As noted above, "a model which requires full involvement is not expected to act in accordance with the real collapses" but, if such a model does show some commonality with the real collapses, it may be useful and interesting to understand
why it does. Bazant's intent was to examine the extreme limiting case of all vertical supports crushed under ideal axial loading to see if collapse was the result, given certain initial conditions. Indeed, collapse was the result, and by a wide margin. One can argue whether all of the assumptions were really conservative towards survival but it's apparent more extreme scenarios could be constructed. Doesn't matter; the scenario Bazant used was heavily biased towards survival compared to the actual collapse mode which you described.

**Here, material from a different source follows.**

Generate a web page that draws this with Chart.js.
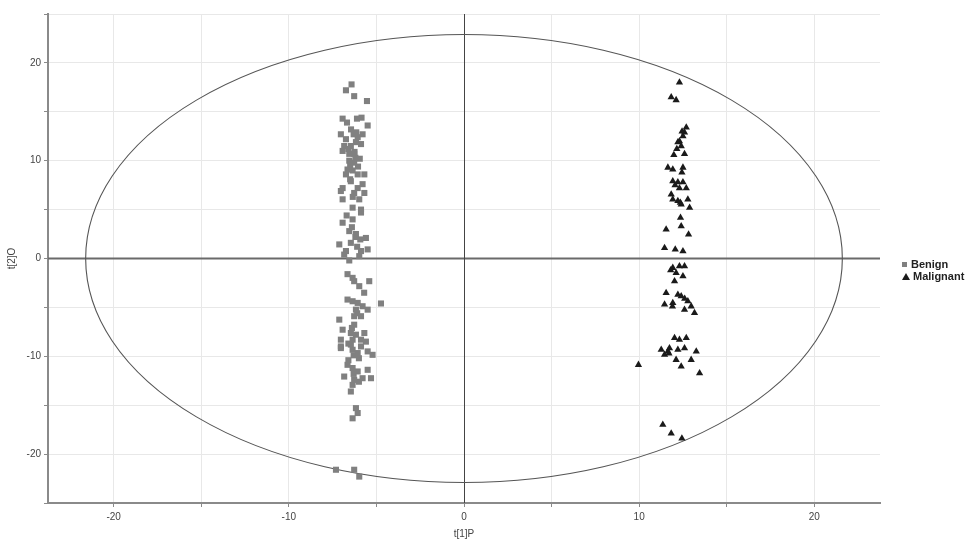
<!DOCTYPE html>
<html>
<head>
<meta charset="utf-8">
<script src="https://cdn.jsdelivr.net/npm/chart.js@4/dist/chart.umd.min.js"></script>
<style>
  html, body { margin: 0; padding: 0; background: #fff; }
  #wrap { position: relative; width: 978px; height: 542px; }
  #legend { position: absolute; left: 902px; top: 258px; font: bold 11px 'Liberation Sans', Arial, sans-serif; color: #222; line-height: 12px; }
  #legend .mk { display: inline-block; margin-right: 4px; }
  #legend .sq { width: 5px; height: 5px; background: #808080; vertical-align: 1px; }
  #legend .tri { width: 0; height: 0; border-left: 4px solid transparent; border-right: 4px solid transparent; border-bottom: 7px solid #1a1a1a; vertical-align: 0; margin-right: 3px; }
</style>
</head>
<body>
<div id="wrap">
  <canvas id="scoreChart" width="978" height="542"></canvas>
  <div id="legend">
    <div><span class="mk sq"></span>Benign</div>
    <div><span class="mk tri"></span>Malignant</div>
  </div>
</div>
<script>
// Score values: t[1]P (x) and t[2]O (y)
const benignX = [
  -6.42, -6.74, -6.27, -5.54, -6.93, -6.68, -6.11, -5.85, -5.50, -7.03,
  -6.74, -6.30, -6.07, -5.79, -6.84, -6.46, -6.17, -5.88, -6.93, -6.55,
  -6.27, -6.55, -6.27, -6.65, -6.36, -6.07, -6.74, -5.69, -6.93, -6.46,
  -6.07, -5.79, -7.03, -6.27, -5.69, -6.93, -5.98, -6.36, -5.88, -6.93,
  -6.36, -5.88, -6.55, -6.17, -5.60, -5.92, -7.12, -6.74, -6.46, -6.84,
  -5.88, -5.50, -5.98, -6.65, -6.36, -6.27, -5.98, -5.41, -6.65, -6.36,
  -6.07, -5.79, -5.50, -4.74, -6.17, -6.27, -5.88, -7.12, -6.93, -6.27,
  -5.69, -6.46, -6.17, -7.03, -6.36, -5.88, -5.60, -7.03, -6.46, -7.03,
  -6.36, -5.88, -5.50, -5.22, -6.07, -6.65, -6.36, -6.07, -5.50, -5.31,
  -5.79, -6.84, -6.27, -6.36, -6.46, -6.17, -6.07, -6.36, -7.31, -6.27,
  -5.98, -6.20, -6.50, -5.95, -6.40, -6.10, -6.60, -6.00, -6.30, -5.70,
  -6.45, -6.15, -6.60, -6.25, -6.05, -6.50, -6.35, -6.70, -6.20, -6.55,
  -6.10, -6.40, -6.30, -6.60, -6.00
];
const benignY = [
  17.8, 17.2, 16.6, 16.1, 14.3, 13.9, 14.3, 14.4, 13.6, 12.7,
  12.2, 12.7, 12.4, 12.7, 11.5, 11.5, 11.9, 11.7, 11.0, 10.7,
  10.7, 10.0, 9.8, 9.1, 9.0, 8.6, 8.6, 8.6, 7.2, 7.9,
  7.2, 7.6, 6.9, 6.7, 6.7, 6.05, 6.05, 5.2, 5.0, 3.66,
  4.0, 4.7, 2.8, 2.5, 2.1, 1.95, 1.44, 0.76, 1.6, 0.4,
  0.76, 0.93, 0.24, -1.6, -1.98, -2.32, -2.83, -2.32, -4.2, -4.37,
  -4.54, -4.88, -5.23, -4.6, -5.23, -5.9, -5.9, -6.25, -7.28, -6.77,
  -7.62, -7.62, -7.79, -8.3, -8.3, -8.3, -8.5, -8.99, -8.8, -9.16,
  -9.33, -8.99, -9.5, -9.85, -9.67, -10.87, -11.2, -11.55, -11.38, -12.24,
  -12.24, -12.07, -12.41, -12.92, -13.6, -15.3, -15.8, -16.34, -21.6, -21.6,
  -22.3, 10.3, 9.5, 10.2, 3.2, 1.2, -8.7, -10.2, -11.8, -3.5,
  13.2, 12.9, 11.2, 10.9, 9.4, 8.1, 6.3, 4.4, 2.2, -0.2,
  -5.6, -7.1, -9.9, -10.4, -12.6
];
const malignantX = [
  12.30, 11.83, 12.11, 12.69, 12.59, 12.50, 12.30, 12.40, 12.21, 11.98,
  12.59, 11.64, 11.92, 12.50, 12.44, 11.92, 12.21, 12.50, 12.69, 12.30,
  11.83, 11.92, 12.21, 12.40, 12.78, 12.88, 12.36, 12.40, 11.54, 12.82,
  11.45, 12.06, 12.50, 11.92, 12.30, 12.59, 12.11, 12.50, 12.02, 11.54,
  11.45, 11.92, 12.21, 12.40, 12.78, 12.97, 12.59, 13.16, 12.02, 12.30,
  12.69, 11.26, 11.64, 11.73, 11.45, 12.21, 12.59, 12.11, 12.97, 13.26,
  12.40, 13.45, 9.96, 11.35, 11.83, 12.44, 12.45, 12.15, 12.05, 12.35,
  11.80, 12.60, 11.70, 11.90
];
const malignantY = [
  18.0, 16.5, 16.2, 13.4, 12.9, 12.5, 12.0, 11.5, 11.9, 10.6,
  10.7, 9.3, 9.1, 9.3, 8.8, 7.9, 7.8, 7.8, 7.2, 7.2,
  6.56, 6.05, 5.88, 5.53, 6.05, 5.2, 4.17, 3.3, 2.97, 2.46,
  1.09, 0.92, 0.75, -0.95, -0.78, -0.78, -1.47, -1.81, -2.32, -3.52,
  -4.7, -4.54, -3.69, -3.86, -4.37, -4.89, -5.23, -5.57, -8.13, -8.3,
  -8.13, -9.33, -9.5, -9.16, -9.84, -9.33, -9.16, -10.36, -10.36, -9.5,
  -11.04, -11.72, -10.87, -17.0, -17.88, -18.39, 13.0, 11.2, 7.5, 5.7,
  -1.2, -4.1, -9.7, -4.9
];

// Axis ranges and the confidence ellipse semi-axes (in data units)
const xRange = [-23.75, 23.75];
const yRange = [-25, 25];
const ellipseAxes = [21.6, 22.9];

const toPoints = (xs, ys) => xs.map((x, i) => ({ x: x, y: ys[i] }));
const fonts = { family: "'Liberation Sans', Arial, sans-serif", size: 10 };

// Zero lines + ellipse, drawn under the points
const overlayPlugin = {
  id: 'overlay',
  beforeDatasetsDraw(chart) {
    const { ctx, chartArea: a, scales: { x, y } } = chart;
    const cx = x.getPixelForValue(0);
    const cy = y.getPixelForValue(0);
    ctx.save();
    ctx.strokeStyle = '#6a6a6a';
    ctx.lineWidth = 2;
    ctx.beginPath();
    ctx.moveTo(a.left, cy);
    ctx.lineTo(a.right, cy);
    ctx.stroke();
    ctx.strokeStyle = '#444';
    ctx.lineWidth = 1;
    ctx.beginPath();
    ctx.moveTo(Math.round(cx) + 0.5, a.top);
    ctx.lineTo(Math.round(cx) + 0.5, a.bottom);
    ctx.stroke();
    const rx = x.getPixelForValue(ellipseAxes[0]) - cx;
    const ry = cy - y.getPixelForValue(ellipseAxes[1]);
    ctx.strokeStyle = '#555';
    ctx.lineWidth = 1.1;
    ctx.beginPath();
    ctx.ellipse(cx, cy, rx, ry, 0, 0, Math.PI * 2);
    ctx.stroke();
    ctx.restore();
  }
};

const keepFives = (scale) => {
  scale.ticks = scale.ticks.filter(t => Math.abs(t.value % 5) < 1e-6);
};
const tensOnly = (v) => (Math.abs(v % 10) < 1e-6 ? v : '');

const ctx = document.getElementById('scoreChart').getContext('2d');
new Chart(ctx, {
  type: 'scatter',
  data: {
    datasets: [
      {
        label: 'Benign',
        data: toPoints(benignX, benignY),
        pointStyle: 'rect',
        pointRadius: 4.3,
        backgroundColor: '#808080',
        borderColor: '#808080',
        borderWidth: 0
      },
      {
        label: 'Malignant',
        data: toPoints(malignantX, malignantY),
        pointStyle: 'triangle',
        pointRadius: 4.2,
        backgroundColor: '#1a1a1a',
        borderColor: '#1a1a1a',
        borderWidth: 0
      }
    ]
  },
  options: {
    responsive: false,
    animation: false,
    layout: { padding: { top: 14, right: 98, bottom: 0, left: 6 } },
    plugins: {
      legend: { display: false },
      tooltip: { enabled: false }
    },
    scales: {
      x: {
        type: 'linear',
        min: xRange[0],
        max: xRange[1],
        afterBuildTicks: keepFives,
        afterFit: (s) => { s.height = 39; },
        border: { color: '#8a8a8a', width: 2 },
        grid: { color: '#e8e8e8', tickLength: 4, tickColor: '#8a8a8a' },
        ticks: { font: fonts, color: '#444', padding: 4, callback: tensOnly, autoSkip: false, maxRotation: 0 },
        title: { display: true, text: 't[1]P', font: fonts, color: '#444', padding: { top: 2, bottom: 2 } }
      },
      y: {
        type: 'linear',
        min: yRange[0],
        max: yRange[1],
        afterBuildTicks: keepFives,
        afterFit: (s) => { s.width = 42; },
        border: { color: '#8a8a8a', width: 2 },
        grid: { color: '#e8e8e8', tickLength: 4, tickColor: '#8a8a8a' },
        ticks: { font: fonts, color: '#444', padding: 3, callback: tensOnly, autoSkip: false },
        title: { display: true, text: 't[2]O', font: fonts, color: '#444', padding: { top: 0, bottom: 4 } }
      }
    }
  },
  plugins: [overlayPlugin]
});
</script>
</body>
</html>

Yet it collapsed.The Bazant model had a static factor of safety greater than psikeyhackr's model, approximately 250%. But it also incorporated the well-established properties of steel columns buckling under an axial load and, because of that, arrived at a valid result of total collapse. Steel columns need only be compressed axially to a few percent of their unloaded length before they are a mere fraction of their original maximum static capacity. Paper loops, on the other hand, hover very close to their original static capacity during the early phase of crush, then likely ramp UP in capacity when approaching full compression unless the loop disconnects.
Energy dissipated in crushing is
average force (capacity) times distance crushed. "As weak as possible"
statically is not the determining factor, since the average force can be much higher than much stronger supports which fail decisively over a relatively small displacement.
This is what you don't get, and why your model is worthless when compared to the WTC.
psikeyhackr did an excellent model of an automobile crumple zone. Exactly the opposite of a structure which would progressively collapse. He built something
which could barely stand yet absorbed impact kinetic energy with tremendous efficiency. Worthless when compared to the WTC.